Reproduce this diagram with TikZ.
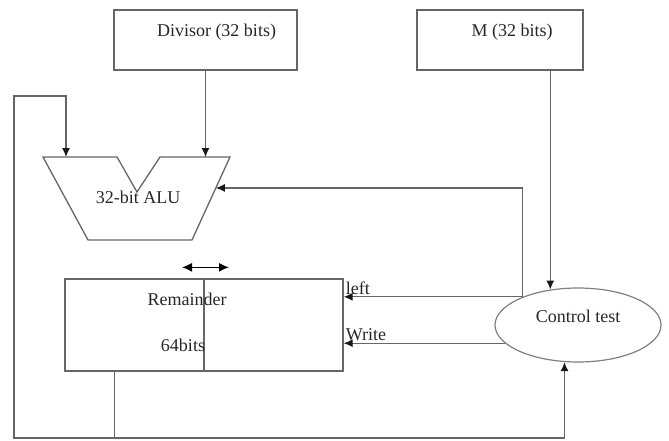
\documentclass[tikz,border=0pt]{standalone}
\usepackage{fontspec}
\setmainfont{Liberation Serif}
\usetikzlibrary{positioning,arrows.meta,calc,shapes.geometric}

\begin{document}
\begin{tikzpicture}[
    x=1pt, y=-1pt,
    font=\fontsize{18}{20}\selectfont,
    reg/.style={draw=black!60, line width=1.3pt, minimum width=#1,
                minimum height=60pt, inner sep=0pt},
    unit/.style={draw=black!60, line width=1.3pt},
    ctrlunit/.style={draw=black!50, line width=1.2pt, ellipse, minimum width=166pt,
                     minimum height=74pt, inner sep=0pt, text=black!85,
                     text height=12pt, text depth=18pt},
    wire/.style={draw=black!60, line width=1.3pt,
                 -{Latex[length=9pt, width=8pt, color=black!90]}},
    shiftarr/.style={draw=black, line width=1.4pt,
                  {Latex[length=10pt, width=9pt]}-{Latex[length=10pt, width=9pt]}},
    txt/.style={text=black!85, inner sep=0pt},
    lbl/.style={text=black!85, inner sep=1.5pt, above right},
  ]
  \useasboundingbox (0,0) rectangle (669,441);

  % ============================== Registers ===============================
  \node[reg=183pt] (divisor) at (205.5,40) {};
  \node[txt] at ($(divisor)+(11,-7.5)$) {Divisor (32 bits)};

  \node[reg=166pt] (mreg) at (500,40) {};
  \node[txt] at ($(mreg)+(12,-8)$) {M (32 bits)};

  % ============================== ALU =====================================
  \coordinate (aluTL) at (43,157);
  \coordinate (aluNL) at (117,157);
  \coordinate (aluNB) at (137,192);
  \coordinate (aluNR) at (160,157);
  \coordinate (aluTR) at (230,157);
  \coordinate (aluBR) at (192,240);
  \coordinate (aluBL) at (88,240);
  \draw[unit] (aluTL) -- (aluNL) -- (aluNB) -- (aluNR) -- (aluTR)
    -- (aluBR) -- (aluBL) -- cycle;
  \node[txt] (alutxt) at (138,197) {32-bit ALU};

  \coordinate (aluL) at (66,157);
  \coordinate (aluR) at (205.5,157);
  \coordinate (aluS) at ($(aluTR)!0.373!(aluBR)$);

  % ============================== Remainder ===============================
  \node[unit, minimum width=278pt, minimum height=92pt, inner sep=0pt]
    (rem) at (204,325) {};
  \draw[unit] (rem.north) -- (rem.south);
  \node[txt] at ($(rem)+(-17,-26)$) {Remainder};
  \node[txt] at ($(rem)+(-21,20)$) {64bits};

  \coordinate (shL) at ($(rem.north)+(-22,-11)$);
  \coordinate (shR) at ($(rem.north)+(25,-11)$);
  \draw[shiftarr] (shL) -- (shR);

  % ============================== Control =================================
  \node[ctrlunit] (ctrl) at (578,325) {Control test};

  % ============================== Wires ===================================
  \draw[wire] (divisor.south) -- (aluR);
  \draw[wire] (ctrl.128.7 |- mreg.south) -- (ctrl.128.7);

  \coordinate (jn) at (ctrl.153);
  \draw[wire] (jn) -- (jn -| rem.east) node[lbl, pos=1] {left};
  \draw[wire] (jn) |- (aluS);
  \draw[wire] (ctrl.194) -- (ctrl.194 -| rem.east) node[lbl, pos=1] {Write};

  \coordinate (remout) at ($(rem.south west)!0.18!(rem.south east)$);
  \coordinate (loopL) at (14,438);
  \coordinate (loopT) at (14,96);
  \draw[wire] (remout) |- (loopL) -- (loopT) -| (aluL);
  \draw[wire] (remout |- loopL) -| (ctrl.250);
\end{tikzpicture}
\end{document}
────────────────────
▸ **Required work**:
All of the material above should be reproduced exactly, except the pictures.

▸ **Response**:
Reproduce this diagram with TikZ.
\documentclass[tikz,border=0pt]{standalone}
\usepackage{fontspec}
\setmainfont{Liberation Serif}
\usetikzlibrary{positioning,arrows.meta,calc,shapes.geometric}

\begin{document}
\begin{tikzpicture}[
    x=1pt, y=-1pt,
    font=\fontsize{18}{20}\selectfont,
    reg/.style={draw=black!60, line width=1.3pt, minimum width=#1,
                minimum height=60pt, inner sep=0pt},
    unit/.style={draw=black!60, line width=1.3pt},
    ctrlunit/.style={draw=black!50, line width=1.2pt, ellipse, minimum width=166pt,
                     minimum height=74pt, inner sep=0pt, text=black!85,
                     text height=12pt, text depth=18pt},
    wire/.style={draw=black!60, line width=1.3pt,
                 -{Latex[length=9pt, width=8pt, color=black!90]}},
    shiftarr/.style={draw=black, line width=1.4pt,
                  {Latex[length=10pt, width=9pt]}-{Latex[length=10pt, width=9pt]}},
    txt/.style={text=black!85, inner sep=0pt},
    lbl/.style={text=black!85, inner sep=1.5pt, above right},
  ]
  \useasboundingbox (0,0) rectangle (669,441);

  % ============================== Registers ===============================
  \node[reg=183pt] (divisor) at (205.5,40) {};
  \node[txt] at ($(divisor)+(11,-7.5)$) {Divisor (32 bits)};

  \node[reg=166pt] (mreg) at (500,40) {};
  \node[txt] at ($(mreg)+(12,-8)$) {M (32 bits)};

  % ============================== ALU =====================================
  \coordinate (aluTL) at (43,157);
  \coordinate (aluNL) at (117,157);
  \coordinate (aluNB) at (137,192);
  \coordinate (aluNR) at (160,157);
  \coordinate (aluTR) at (230,157);
  \coordinate (aluBR) at (192,240);
  \coordinate (aluBL) at (88,240);
  \draw[unit] (aluTL) -- (aluNL) -- (aluNB) -- (aluNR) -- (aluTR)
    -- (aluBR) -- (aluBL) -- cycle;
  \node[txt] (alutxt) at (138,197) {32-bit ALU};

  \coordinate (aluL) at (66,157);
  \coordinate (aluR) at (205.5,157);
  \coordinate (aluS) at ($(aluTR)!0.373!(aluBR)$);

  % ============================== Remainder ===============================
  \node[unit, minimum width=278pt, minimum height=92pt, inner sep=0pt]
    (rem) at (204,325) {};
  \draw[unit] (rem.north) -- (rem.south);
  \node[txt] at ($(rem)+(-17,-26)$) {Remainder};
  \node[txt] at ($(rem)+(-21,20)$) {64bits};

  \coordinate (shL) at ($(rem.north)+(-22,-11)$);
  \coordinate (shR) at ($(rem.north)+(25,-11)$);
  \draw[shiftarr] (shL) -- (shR);

  % ============================== Control =================================
  \node[ctrlunit] (ctrl) at (578,325) {Control test};

  % ============================== Wires ===================================
  \draw[wire] (divisor.south) -- (aluR);
  \draw[wire] (ctrl.128.7 |- mreg.south) -- (ctrl.128.7);

  \coordinate (jn) at (ctrl.153);
  \draw[wire] (jn) -- (jn -| rem.east) node[lbl, pos=1] {left};
  \draw[wire] (jn) |- (aluS);
  \draw[wire] (ctrl.194) -- (ctrl.194 -| rem.east) node[lbl, pos=1] {Write};

  \coordinate (remout) at ($(rem.south west)!0.18!(rem.south east)$);
  \coordinate (loopL) at (14,438);
  \coordinate (loopT) at (14,96);
  \draw[wire] (remout) |- (loopL) -- (loopT) -| (aluL);
  \draw[wire] (remout |- loopL) -| (ctrl.250);
\end{tikzpicture}
\end{document}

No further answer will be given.